I was asked by my dearest friend to post on what "sparked" me to start over.... well Shannon I hope this isn't to riskay... you know me ;) .. I have been feeling so overwhelmed with just about every aspect in my life, and the last three years for me have been.. well ... HELL! .. I think I have experienced every high and every low that could possibly be experienced, between the birth of a child and the death of a loved one, emotionally being drained from personal issues and financally struggling just to survive, going back to school, and trying to be the perfect mother. In all of this I lost me.. I didn't have time to focus on me.. I am sure everyone has felt this from time to time.. I didn't even really realize how not me I was, until a few things happened and I didn't like the me that I am physically right now..
event number 1: I was scrolling through facebook pictures and saw an album that I had posted before I got pregnant with my last child.. this was the last real time that I had tried to get healthy and thin.. I remember how good I felt, even though I wasn't "skinny" I felt good, I felt good in the clothes I wore, I felt vibrant, and energetic... sexy if you will... I miss that!! I miss being comfortable with me!
event number 2: I was getting ready for work the other morning and was looking in the mirror which I try really hard to avoid.. (which in and of itself is a sign that something needs to change) and when I bent my arm, I saw cellulite dimples... WHAT THE H E DOUBLE HOCKEY STICKS!!! I have NEVER had old lady arms.. this can't be I thought.. but it was right there staring back at me in the mirror.. How could I have let myself get to this point!!! .. I was sick inside.. felt even more overwhelmed.. how in the world am I ever going to be able to lose all this weight...

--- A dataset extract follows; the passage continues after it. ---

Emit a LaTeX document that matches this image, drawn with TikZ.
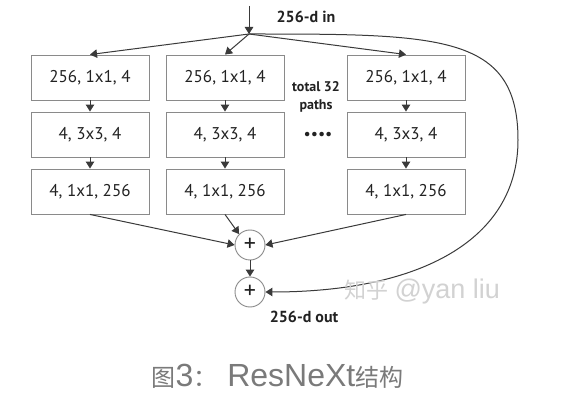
\documentclass[tikz,border=0pt]{standalone}
\usepackage{fontspec}
\setmainfont{PT Sans}
\newfontfamily\cjk{Noto Sans CJK SC}
\newfontfamily\lat{Liberation Sans}
\usetikzlibrary{arrows.meta}
\definecolor{boxc}{HTML}{8A8A8A}
\definecolor{linec}{HTML}{3A3A3A}
\definecolor{txtc}{HTML}{222222}
\definecolor{capc}{HTML}{7A7A7A}
\definecolor{wmc}{HTML}{D2D2D2}
\begin{document}
\begin{tikzpicture}[x=1pt,y=-1pt,
 box/.style={draw=boxc,line width=0.9pt,minimum width=118pt,minimum height=45pt,inner sep=0pt,text=txtc,font=\fontsize{17}{20}\selectfont},
 plus/.style={circle,draw=boxc,line width=0.9pt,minimum size=30pt,inner sep=0pt,text=txtc,font=\fontsize{24}{24}\selectfont},
 conn/.style={draw=linec,line width=1pt,-{Triangle[length=7pt,width=8.5pt]}},
 lbl/.style={text=txtc,font=\bfseries\fontsize{16}{18}\selectfont},
 small/.style={text=txtc,font=\bfseries\fontsize{14}{18}\selectfont,align=center},
]
\useasboundingbox[fill=white] (0,0) rectangle (576,406);
% boxes
\node[box] (a1) at (90,77.5) {256, 1x1, 4};
\node[box] (a2) at (90,134.5) {4, 3x3, 4};
\node[box] (a3) at (90,191.5) {4, 1x1, 256};
\node[box] (b1) at (225,77.5) {256, 1x1, 4};
\node[box] (b2) at (225,134.5) {4, 3x3, 4};
\node[box] (b3) at (225,191.5) {4, 1x1, 256};
\node[box] (c1) at (406,77.5) {256, 1x1, 4};
\node[box] (c2) at (406,134.5) {4, 3x3, 4};
\node[box] (c3) at (406,191.5) {4, 1x1, 256};
% sums
\node[plus] (p1) at (250,245) {+};
\node[plus] (p2) at (250,292) {+};
% labels
\node[lbl] (in) at (306,17) {256-d in};
\node[lbl] (out) at (304,317) {256-d out};
\node[small] (tot) at (316,97) {total 32\\paths};
\node[text=txtc,font=\fontsize{16}{18}\selectfont] (dots) at (318,136) {\textbullet\textbullet\textbullet\textbullet};
% input
\coordinate (top) at (249,6);
\coordinate (j) at (249,34);
\draw[conn] (top) -- (j);
\draw[conn] (j) -- (a1.north);
\draw[conn] (j) -- (b1.north);
\draw[conn] (j) -- (c1.north);
% paths
\foreach \c in {a,b,c}{
  \draw[conn] (\c1) -- (\c2);
  \draw[conn] (\c2) -- (\c3);
}
\draw[conn] (a3.south) -- (p1.west);
\draw[conn] (b3.south) -- (p1.north west);
\draw[conn] (c3.south) -- (p1.east);
\draw[conn] (p1) -- (p2);
% shortcut
\draw[conn] (j) .. controls (440,34) and (518,34) .. (518,140) .. controls (518,240) and (420,292) .. (p2.east);
% watermark
\node[anchor=west,text=wmc] (wm) at (341,292) {{\cjk\fontsize{22}{24}\selectfont 知乎}\hspace{6pt}{\lat\fontsize{27}{30}\selectfont @yan liu}};
% caption
\node[anchor=west,text=capc] (cap) at (148,376) {{\cjk\fontsize{24}{28}\selectfont 图}{\lat\fontsize{32}{34}\selectfont 3}{\cjk\fontsize{24}{28}\selectfont ：}\hspace{10pt}{\lat\fontsize{32}{34}\selectfont ResNeXt}{\cjk\fontsize{24}{28}\selectfont 结构}};
\end{tikzpicture}
\end{document}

event number 3: and this is the riskay part... I sincerely hope I don't offend anyone, but I am SURE that I can't be the only one that feels like this.. I have always been on the more higher level side with my libido.. and feel self concious when I am with my hubby.. but generally just don't care.. lol. The hubs had been gone for 3 nights out of town on a job, and when he got home, you would have thought it would be a given to get some action... I didn't want to.. not because I wasn't in the "mood" but because I was soo uncomfortable with my body and this time that I didn't even want to see it let alone anyone else including my husband! ... And the thing is that even when there is some action going on I can't relax and enjoy because I am too worried about the way I look, and how much better it would be if I only could lose 50 lbs... and then I start to feel guilty, and think that my hubby deserves someone that is physically fit and has a body that is desireable.. and then it starts the vicious cycle of complete overwhelmingness...

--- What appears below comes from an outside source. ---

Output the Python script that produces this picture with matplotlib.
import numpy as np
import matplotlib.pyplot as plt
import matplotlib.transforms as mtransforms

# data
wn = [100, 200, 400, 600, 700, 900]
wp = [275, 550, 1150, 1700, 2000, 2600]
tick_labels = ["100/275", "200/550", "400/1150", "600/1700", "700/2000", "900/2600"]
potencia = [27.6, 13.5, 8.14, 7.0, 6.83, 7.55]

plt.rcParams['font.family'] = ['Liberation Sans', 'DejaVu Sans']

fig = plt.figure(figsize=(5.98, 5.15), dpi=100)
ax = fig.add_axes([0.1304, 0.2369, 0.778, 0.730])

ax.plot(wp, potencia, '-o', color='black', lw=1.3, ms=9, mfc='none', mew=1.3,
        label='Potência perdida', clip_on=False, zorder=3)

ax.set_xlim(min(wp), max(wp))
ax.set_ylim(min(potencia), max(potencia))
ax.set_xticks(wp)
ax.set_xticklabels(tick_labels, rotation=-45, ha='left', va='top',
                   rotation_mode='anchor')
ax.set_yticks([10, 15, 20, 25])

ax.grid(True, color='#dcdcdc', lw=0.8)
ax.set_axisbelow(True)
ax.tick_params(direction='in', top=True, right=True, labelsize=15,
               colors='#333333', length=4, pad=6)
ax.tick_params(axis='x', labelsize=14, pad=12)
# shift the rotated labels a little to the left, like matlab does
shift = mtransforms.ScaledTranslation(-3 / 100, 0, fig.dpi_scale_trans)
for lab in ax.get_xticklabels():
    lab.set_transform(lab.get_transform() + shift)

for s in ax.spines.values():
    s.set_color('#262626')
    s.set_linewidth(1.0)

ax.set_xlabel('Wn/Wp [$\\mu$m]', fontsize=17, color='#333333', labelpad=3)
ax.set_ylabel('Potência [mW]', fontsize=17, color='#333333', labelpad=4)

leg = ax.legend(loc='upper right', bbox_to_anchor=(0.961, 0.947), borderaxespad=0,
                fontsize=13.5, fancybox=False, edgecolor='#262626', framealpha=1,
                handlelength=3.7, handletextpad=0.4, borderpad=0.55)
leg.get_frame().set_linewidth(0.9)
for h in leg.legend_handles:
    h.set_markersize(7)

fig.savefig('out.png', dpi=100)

event number 4: tick tock tick tock tick tock... oh shit I am 37!!!! .. This is only going to get harder, it's just the facts of life.. If I don't get a handle on this now... I am in trooouuble.. I want to enjoy being healthy and thin as long as I can.. for me, for my kids, for my hubby... And while I can still where stylin clothes and not get made fun of.. lol
Soooo ... one day, a week or so ago... I had had enough of me not being me!! And then after talking to Shannon one night what started as a small spark, soon became a small flame.. and is begining to gain fuel and will hopefully be a raging fire...
I hope that along the way I can encourage .. be encouraged.. and stay focused.. I NEED THIS... I WANT THIS... I CAN DO THIS!!!!